It doesn't snow at the south pole. Small quantities of ice crystals fall from a clear blue sky, but the vast majority of the snow here blows in from the rest of the continent. To put that in perspective, and give an idea of the winds here, the station sits on 2+1/2 km of ice. Yes, kilometers, yes, I mean 2+1/2 straight down, and yes, it all blew here from somewhere else.
The old station, a geodesic dome 50' high, is now largely covered by snow. It's hasn't sunk at all, snow has accumulated to the point that it's no longer above ground. The previous station is completely covered, with not sign it ever existed visible from the surface.

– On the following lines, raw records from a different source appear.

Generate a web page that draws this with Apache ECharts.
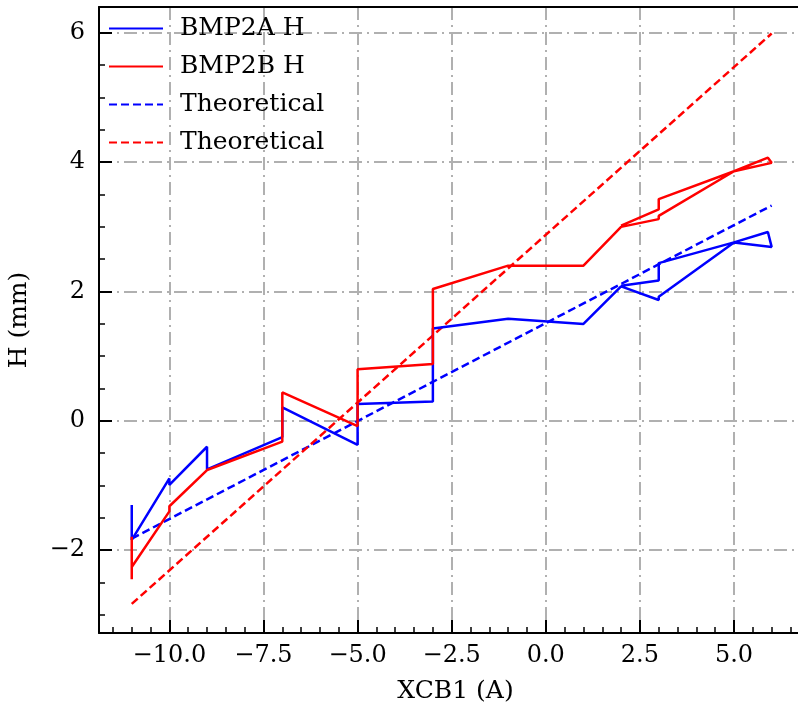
<!DOCTYPE html>
<html>
<head>
<meta charset="utf-8">
<script src="https://cdn.jsdelivr.net/npm/echarts@6/dist/echarts.min.js"></script>
<style>
  html, body { margin: 0; padding: 0; background: #fff; }
  #main { width: 798px; height: 709px; }
</style>
</head>
<body>
<div id="main"></div>
<script>
var blueX = [-11, -11, -10, -10, -9, -9, -7, -7, -5, -5, -3, -3, -1, 1, 2, 3, 3, 5, 5.9, 6, 5, 3, 3, 2];
var blueY = [-1.30, -1.84, -0.89, -0.99, -0.40, -0.75, -0.25, 0.21, -0.37, 0.26, 0.30, 1.43, 1.58, 1.50, 2.08, 1.87, 1.92, 2.76, 2.92, 2.69, 2.76, 2.44, 2.17, 2.09];
var redX = [-11, -11, -11, -10, -10, -9, -7, -7, -5, -5, -3, -3, -1, 1, 2, 3, 3, 5, 5.9, 6, 5, 3, 3, 2];
var redY = [-1.79, -2.45, -2.26, -1.40, -1.32, -0.76, -0.32, 0.44, -0.08, 0.80, 0.88, 2.04, 2.40, 2.40, 3.00, 3.12, 3.17, 3.86, 4.07, 3.99, 3.86, 3.43, 3.27, 3.02];
var theoAX = [-11, 6];
var theoAY = [-1.82, 3.33];
var theoBX = [-11, 6];
var theoBY = [-2.83, 5.99];

var xMajor = [-10, -7.5, -5, -2.5, 0, 2.5, 5];
var yMajor = [-2, 0, 2, 4, 6];

function pairs(xs, ys) {
    return xs.map(function (x, i) { return [x, ys[i]]; });
}
function minors(lo, hi, step, major) {
    var out = [];
    for (var v = lo; v <= hi + 1e-9; v += step) {
        var r = Math.round(v * 100) / 100;
        if (major.indexOf(r) < 0) out.push(r);
    }
    return out;
}
function fmt(d) {
    return function (v) {
        var s = Math.abs(v).toFixed(d);
        return (v < 0 ? '\u2212' : '') + s;
    };
}

var font = 'DejaVu Serif';
var gridLine = { show: true, lineStyle: { color: '#b0b0b0', width: 2, type: [13, 5, 2, 5] } };
var xMin = -11.87, xMax = 6.70, yMin = -3.28, yMax = 6.40;

var myChart = echarts.init(document.getElementById('main'));
option = {
    animation: false,
    backgroundColor: '#fff',
    grid: { left: 99, top: 7, right: 0, bottom: 76, containLabel: false, outerBoundsMode: 'none' },
    legend: {
        left: 103,
        top: 11,
        orient: 'vertical',
        itemWidth: 54,
        itemHeight: 24,
        itemGap: 13,
        itemStyle: { color: 'rgba(0,0,0,0)', borderWidth: 0, opacity: 0 },
        textStyle: { fontFamily: font, fontSize: 25, color: '#000', padding: [0, 0, 0, 12] },
        formatter: function (n) { return n.indexOf('Theoretical') === 0 ? 'Theoretical' : n; },
        data: ['BMP2A H', 'BMP2B H', 'Theoretical A', 'Theoretical B']
    },
    xAxis: [
        {
            type: 'value', min: xMin, max: xMax,
            name: 'XCB1 (A)', nameLocation: 'middle', nameGap: 46,
            nameTextStyle: { fontFamily: font, fontSize: 25, color: '#000', padding: [0, 0, 0, 14] },
            axisLine: { onZero: false, lineStyle: { color: '#000', width: 2 } },
            axisTick: { inside: true, length: 13, lineStyle: { color: '#000', width: 2 }, customValues: xMajor },
            axisLabel: { customValues: xMajor, formatter: fmt(1), margin: 11, fontFamily: font, fontSize: 24, color: '#000' },
            splitLine: gridLine
        },
        {
            type: 'value', min: xMin, max: xMax, position: 'bottom',
            axisLine: { show: false, onZero: false },
            axisTick: { inside: true, length: 6, lineStyle: { color: '#000', width: 1.5 }, customValues: minors(-11.5, 6.5, 0.5, xMajor) },
            axisLabel: { show: false },
            splitLine: { show: false }
        },
        {
            type: 'value', min: xMin, max: xMax, position: 'top',
            axisLine: { onZero: false, lineStyle: { color: '#000', width: 2 } },
            axisTick: { show: false }, axisLabel: { show: false }, splitLine: { show: false }
        }
    ],
    yAxis: [
        {
            type: 'value', min: yMin, max: yMax,
            name: 'H (mm)', nameLocation: 'middle', nameGap: 67,
            nameTextStyle: { fontFamily: font, fontSize: 25, color: '#000' },
            axisLine: { onZero: false, lineStyle: { color: '#000', width: 2 } },
            axisTick: { inside: true, length: 13, lineStyle: { color: '#000', width: 2 }, customValues: yMajor },
            axisLabel: { customValues: yMajor, formatter: fmt(0), margin: 14, fontFamily: font, fontSize: 24, color: '#000' },
            splitLine: gridLine
        },
        {
            type: 'value', min: yMin, max: yMax, position: 'left',
            axisLine: { show: false, onZero: false },
            axisTick: { inside: true, length: 6, lineStyle: { color: '#000', width: 1.5 }, customValues: minors(-3, 6, 0.5, yMajor) },
            axisLabel: { show: false },
            splitLine: { show: false }
        }
    ],
    series: [
        {
            name: 'BMP2A H', type: 'line', data: pairs(blueX, blueY), showSymbol: false, symbol: 'none',
            lineStyle: { color: '#0000ff', width: 2.5 }, itemStyle: { color: '#0000ff' }, z: 5
        },
        {
            name: 'BMP2B H', type: 'line', data: pairs(redX, redY), showSymbol: false, symbol: 'none',
            lineStyle: { color: '#ff0000', width: 2.5 }, itemStyle: { color: '#ff0000' }, z: 5
        },
        {
            name: 'Theoretical A', type: 'line', data: pairs(theoAX, theoAY), showSymbol: false, symbol: 'none',
            lineStyle: { color: '#0000ff', width: 2.5, type: [8, 4] }, itemStyle: { color: '#0000ff' }, z: 4
        },
        {
            name: 'Theoretical B', type: 'line', data: pairs(theoBX, theoBY), showSymbol: false, symbol: 'none',
            lineStyle: { color: '#ff0000', width: 2.5, type: [8, 4] }, itemStyle: { color: '#ff0000' }, z: 4
        }
    ]
};
myChart.setOption(option);
</script>
</body>
</html>
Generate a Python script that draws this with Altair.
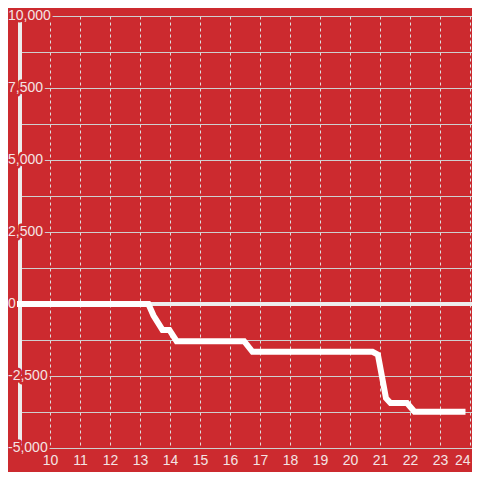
import altair as alt
import pandas as pd

# ---- data ----
hours = [8.9, 13.28, 13.45, 13.75, 13.98, 14.22, 16.47, 16.75, 20.75, 20.93, 21.2, 21.35, 21.9, 22.15, 23.85]
values = [0, 0, -400, -900, -900, -1290, -1290, -1660, -1660, -1760, -3270, -3440, -3440, -3740, -3740]

x_ticks = [10, 11, 12, 13, 14, 15, 16, 17, 18, 19, 20, 21, 22, 23, 24]
y_grid = [-5000, -3750, -2500, -1250, 0, 1250, 2500, 3750, 5000, 6250, 7500, 8750, 10000]
y_tick_values = [10000, 7500, 5000, 2500, 0, -2500, -5000]
y_tick_labels = ["10,000", "7,500", "5,000", "2,500", "0", "-2,500", "-5,000"]

BG = "#cc2a2f"
TXT = "#f4e4e4"
FONT = "Liberation Sans"
X_MAX = 24.0667

line_df = pd.DataFrame({"x": hours, "y": values})
labels_df = pd.DataFrame({"y": y_tick_values, "label": y_tick_labels})

X = alt.X(
    "x:Q",
    scale=alt.Scale(domain=[9, X_MAX], nice=False, zero=False),
    axis=alt.Axis(values=x_ticks, tickCount=40, format="d", grid=True, gridDash=[3, 3],
                  gridColor="#dedede", gridWidth=1, domain=False, ticks=False,
                  labelColor=TXT, labelFont=FONT, labelFontSize=14, labelPadding=5,
                  labelOverlap=False, labelFlush=4, title=None),
)
Y = alt.Y(
    "y:Q",
    scale=alt.Scale(domain=[-5000, 10000], nice=False, zero=False),
    axis=alt.Axis(values=y_grid, tickCount=40, grid=True, gridColor="#cfcfcf", gridWidth=1,
                  labels=False, ticks=False, domain=False, title=None),
)

bar = alt.Chart(line_df).mark_rule(color="#eeeeee", strokeWidth=3).encode(
    x=alt.datum(9), y=alt.datum(10000), y2=alt.datum(-5000)
)

halo = alt.Chart(labels_df).mark_text(
    align="left", baseline="middle", font=FONT, fontSize=14,
    fill=BG, stroke=BG, strokeWidth=5, strokeJoin="round"
).encode(x=alt.value(-12), y=Y, text="label:N")

text = alt.Chart(labels_df).mark_text(
    align="left", baseline="middle", font=FONT, fontSize=14, fill=TXT
).encode(x=alt.value(-12), y=Y, text="label:N")

zero = alt.Chart(line_df).mark_rule(color="#eeeeee", strokeWidth=3).encode(
    y=alt.datum(0), x=alt.datum(8.9), x2=alt.datum(X_MAX)
)

line = alt.Chart(line_df).mark_line(color="white", strokeWidth=6, strokeCap="butt").encode(
    x=X, y=Y
)

chart = alt.layer(bar, halo, text, zero, line).properties(
    width=452,
    height=432,
    autosize=alt.AutoSizeParams(type="none"),
    padding={"left": 12, "top": 8, "right": 0, "bottom": 24},
).configure(background=BG).configure_view(stroke=None)

chart.save("out.html", embed_options={"renderer": "svg", "actions": False})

The new station is on stilts, and angled to coax the wind to clean out any accumulation beneath it. ASTRO, a building in the dark sector from the early 90s, was also placed in stilts, 20 feet off the ground (comparable to the ones the station stands on). The snow now covers its windows, and yesterday a crew was busily trying to dig it out. A couple more years and it will be gone.
That's the fate of every building across the antarctic - to slowly sink beneath the ice. The continent is peppered with old US and Soviet stations, frozen in time and preserved beneath the surface. From time to time, people explore the old bases, provided they can find them and dig a tunnel in. They're still full of supplies, old magazines, food, and personal items. According to everyone who's been in them, they're utterly surreal, something out of a movie.
It's odd to work in and with the SPT, knowing that it's only got a 10-20 year life before it, too, disappears beneath the ice. For all its beauty, this is a strange place, with shifting snows like the sands of an Arabian fairytale.